Les enquêtes de l'ANFR : la voiture connectée… qui déconnectait les téléphones !
Pour préparer l’enquête de l’ANFR, l’opérateur mobile s’était rendu sur place. Ses soupçons portaient sur l’une voiture en réparation. Mais pas n’importe quelle auto : une voiture électrique ! Après tout, pour émettre des fréquences, il faut de l’électricité : se pouvait-il que toutes ces batteries rassemblées sur quatre roues soient la source de ce brouillage ?
Les agents du service régional d’Aix-Marseille de l’ANFR ont voulu en avoir le cœur net. Tout près du véhicule, l’analyse spectrale a confirmé que le signal brouilleur provenait bien de cette voiture. Mais ce n’était pas sa nature électrique qui la faisait rayonner ; c’était plutôt sa nature, tout aussi moderne, de voiture… connectée ! En effet, elle s’est révélée dotée d’un discret boîtier de communication, un TCU ou Telematics Control Unit, dispositif qui équipe certains véhicules électriques. Ce TCU, grâce à sa carte SIM, communique en effet avec le réseau du concessionnaire, notamment pour l’informer de l’utilisation de la batterie, du nombre de kilomètres parcourus ou du bon fonctionnement du GPS. Il permet même, ultime confort qui n’était guère de saison en ce début d’été dans le Var, de lancer le préchauffage de la voiture via son smartphone !... Mais voilà : ce TCU, en défaut, produisait un rayonnement permanent intempestif dans la bande de fréquences 900 MHz, qui perturbait l’antenne-relais, et tous les téléphones environnants.
Pour mettre fin à ce brouillage, l’idée paraissait simple : désactiver la carte SIM du TCU. Mais il faut savoir que les voitures connectées s’accommodent mal de la perte de leur connexion ! En effet, le véhicule se serait trouvé définitivement immobilisé : pas de TCU, pas d’issue ! Une autre option a donc été privilégiée : trouver un garagiste habilité qui puisse corriger ce défaut, ce qui fut fait après plusieurs tentatives, et le démontage intégral de la planche de bord du véhicule pour atteindre le fameux TCU. Après plusieurs heures de main d’œuvre, le garagiste est parvenu à réinitialiser le TCU, ce qui a définitivement mis fin à la perturbation.
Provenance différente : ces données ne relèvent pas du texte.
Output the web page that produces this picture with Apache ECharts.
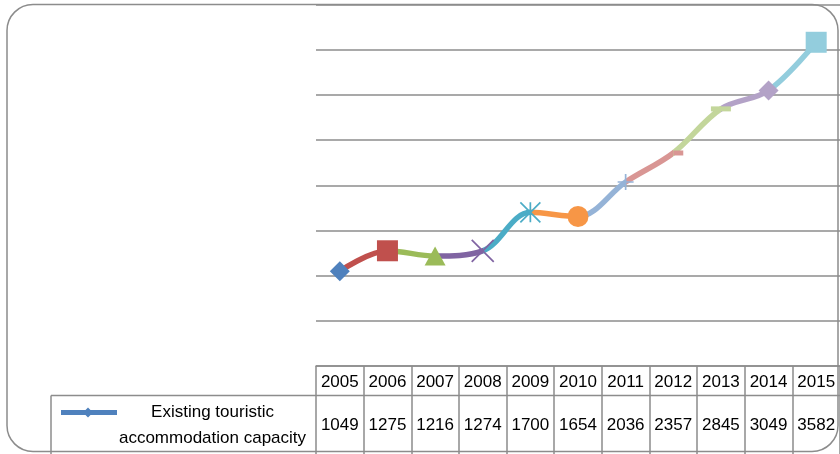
<!DOCTYPE html>
<html>
<head>
<meta charset="utf-8">
<script src="https://cdn.jsdelivr.net/npm/echarts@6/dist/echarts.min.js"></script>
<style>html,body{margin:0;padding:0;background:#fff}#c{width:840px;height:454px}</style>
</head>
<body>
<div id="c"></div>
<script>
const years = ['2005','2006','2007','2008','2009','2010','2011','2012','2013','2014','2015'];
const capacity = [1049, 1275, 1216, 1274, 1700, 1654, 2036, 2357, 2845, 3049, 3582];
const seriesName = 'Existing touristic accommodation capacity';
const yTicks = {min: 0, max: 4000, interval: 500};
const pointColors = ['#4F81BD','#C0504D','#9BBB59','#8064A2','#4BACC6','#F79646','#95B3D7','#D99694','#C3D69B','#B3A2C7','#93CDDD'];

const FONT = '"Liberation Sans", Arial, sans-serif';
const FS = 17;
const GRID = '#8c8c8c';

// marker definitions per point (Excel's varied markers)
const markerDefs = [
  {symbol: 'diamond', size: [20, 20]},
  {symbol: 'rect', size: [21, 21]},
  {symbol: 'triangle', size: [21, 19]},
  {symbol: 'path://M0,0L20,20M20,0L0,20', size: [22, 22], stroke: true},
  {symbol: 'path://M0,0L20,20M20,0L0,20M10,0L10,20', size: [20, 20], stroke: true},
  {symbol: 'circle', size: [21, 21]},
  {symbol: 'path://M8,0L8,16M0,8L16,8', size: [16, 16], stroke: true},
  {symbol: 'rect', size: [10, 5], offset: [5, 0]},
  {symbol: 'rect', size: [20, 5]},
  {symbol: 'diamond', size: [20, 20]},
  {symbol: 'rect', size: [21, 21]}
];

const markerData = capacity.map((v, i) => {
  const m = markerDefs[i];
  const item = {
    value: v,
    symbol: m.symbol,
    symbolSize: m.size,
    symbolKeepAspect: false,
    itemStyle: m.stroke
      ? {color: 'rgba(0,0,0,0)', borderColor: pointColors[i], borderWidth: 1.7, opacity: 1}
      : {color: pointColors[i], opacity: 1}
  };
  if (m.offset) item.symbolOffset = m.offset;
  return item;
});

const pieces = pointColors.map((c, i) => i === 0 ? {lte: 0, color: c} : {gt: i - 1, lte: i, color: c});

const chart = echarts.init(document.getElementById('c'), null, {renderer: 'canvas'});
chart.setOption({
  animation: false,
  backgroundColor: '#fff',
  grid: {left: 316, top: 4.5, width: 529, height: 361.5, containLabel: false},
  xAxis: [
    {
      type: 'category', data: years, boundaryGap: true, position: 'bottom',
      axisLine: {show: true, lineStyle: {color: GRID, width: 1.5}},
      axisTick: {show: true, length: 92, interval: 0, lineStyle: {color: GRID, width: 1.5}},
      axisLabel: {interval: 0, margin: 7.5, color: '#000', fontSize: FS, fontFamily: FONT}
    },
    {
      type: 'category', data: capacity.map(String), boundaryGap: true, position: 'bottom',
      axisLine: {show: false}, axisTick: {show: false},
      axisLabel: {interval: 0, margin: 50.5, color: '#000', fontSize: FS, fontFamily: FONT}
    }
  ],
  yAxis: {
    type: 'value', min: yTicks.min, max: yTicks.max, interval: yTicks.interval,
    axisLabel: {show: false}, axisLine: {show: false}, axisTick: {show: false},
    splitLine: {show: true, lineStyle: {color: GRID, width: 1.5}}
  },
  visualMap: {
    type: 'piecewise', show: false, dimension: 0, seriesIndex: 0, pieces: pieces
  },
  legend: {
    data: [seriesName],
    left: 56, top: 399,
    itemWidth: 56, itemHeight: 10,
    icon: 'path://M0,2.5L24.5,2.5L27,0L29.5,2.5L56,2.5L56,7.5L29.5,7.5L27,10L24.5,7.5L0,7.5Z',
    itemStyle: {color: '#4F81BD'},
    formatter: () => '{a|Existing touristic}\n{a|accommodation capacity}',
    textStyle: {
      padding: [26, 0, 0, 0],
      rich: {a: {width: 181, align: 'center', fontSize: FS, lineHeight: 26, fontFamily: FONT, color: '#000'}}
    },
    selectedMode: false
  },
  graphic: [
    {type: 'rect', z: -10, silent: true, shape: {x: 7, y: 4.5, width: 831, height: 447, r: 26},
     style: {fill: 'none', stroke: GRID, lineWidth: 1.5}},
    {type: 'line', silent: true, shape: {x1: 51, y1: 395.5, x2: 845, y2: 395.5}, style: {stroke: GRID, lineWidth: 1.5}},
    {type: 'line', silent: true, shape: {x1: 51, y1: 395.5, x2: 51, y2: 460}, style: {stroke: GRID, lineWidth: 1.5}}
  ],
  series: [
    {
      name: seriesName, type: 'line', data: capacity, smooth: 0.35,
      showSymbol: false, symbol: 'diamond', symbolSize: 9,
      itemStyle: {color: '#4F81BD'},
      lineStyle: {width: 5.5, cap: 'round', join: 'round'},
      z: 2, silent: true
    },
    {
      name: 'markers', type: 'scatter', data: markerData, z: 3, silent: true
    }
  ]
});
</script>
</body>
</html>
Cette voiture était finalement suivie à la trace par deux entreprises : son concessionnaire, via le TCU, et l’opérateur mobile, qui voyait des alertes vagabonder sur la console de supervision de son réseau ! Ce brouillage très pernicieux se déplaçait ainsi au gré des trajets de la voiture. Avec toutefois quelques points fixes : le garage où elle avait été finalement identifiée, le lieu de travail du propriétaire du véhicule, et le soir et la nuit, les alentours de son domicile !
La voiture connectée : nouvelle source potentielle de brouillage
L’ANFR reste particulièrement vigilante car deux autres cas de brouillage d’un opérateur mobile par des voitures électriques connectées sont actuellement en cours de traitement.
Le marché des véhicules connectés se développe et de plus en plus de voitures disposent d’un TCU intégrant une carte SIM pour transmettre des données au réseau du constructeur et donner accès à des bouquets de services adaptés à ces véhicules. L’accès au réseau mobile se révèle aussi nécessaire pour toutes les voitures qui sont équipés d’un système eCall d’appel d’urgence permettant d’alerter les secours en cas d’accident. Enfin, ces connexions préparent les grandes évolutions industrielles de la conduite autonome.
Cette connectivité croissante crée une vulnérabilité aux cyberattaques, mais il faut aussi compter avec les menaces liées aux brouillages. La connectivité M2M (machine to machine) de l’IoT (internet des objets) est en effet sensible aux brouillages, que ceux-ci soient volontaires ou non intentionnels. Inversement, comme dans le cas relaté plus haut, tout objet connecté est lui-même potentiellement perturbateur.
Pour limiter ces risques, les modules radio des objets connectés doivent notamment respecter les exigences essentielles de la directive européenne 2014/53/UE du 16 avril 2014 dite « RED » et comporter un marquage CE ainsi qu’une déclaration UE de conformité.
A savoir : Au titre de l’article L.39-1 du CPCE, le fait de perturber les émissions hertziennes d'un service autorisé, en utilisant une fréquence, un équipement ou une installation radioélectrique, dans des conditions non conformes, est soumis à une sanction pénale de six mois d'emprisonnement et de 30 000 euros d'amende. L’ANFR peut aussi appliquer à la personne responsable une taxe de 450€ pour les frais d'intervention occasionnés par l'usage d'une installation radioélectrique en dehors des conditions légales et réglementaires, ayant causé le brouillage d'une fréquence régulièrement attribuée (loi de finances).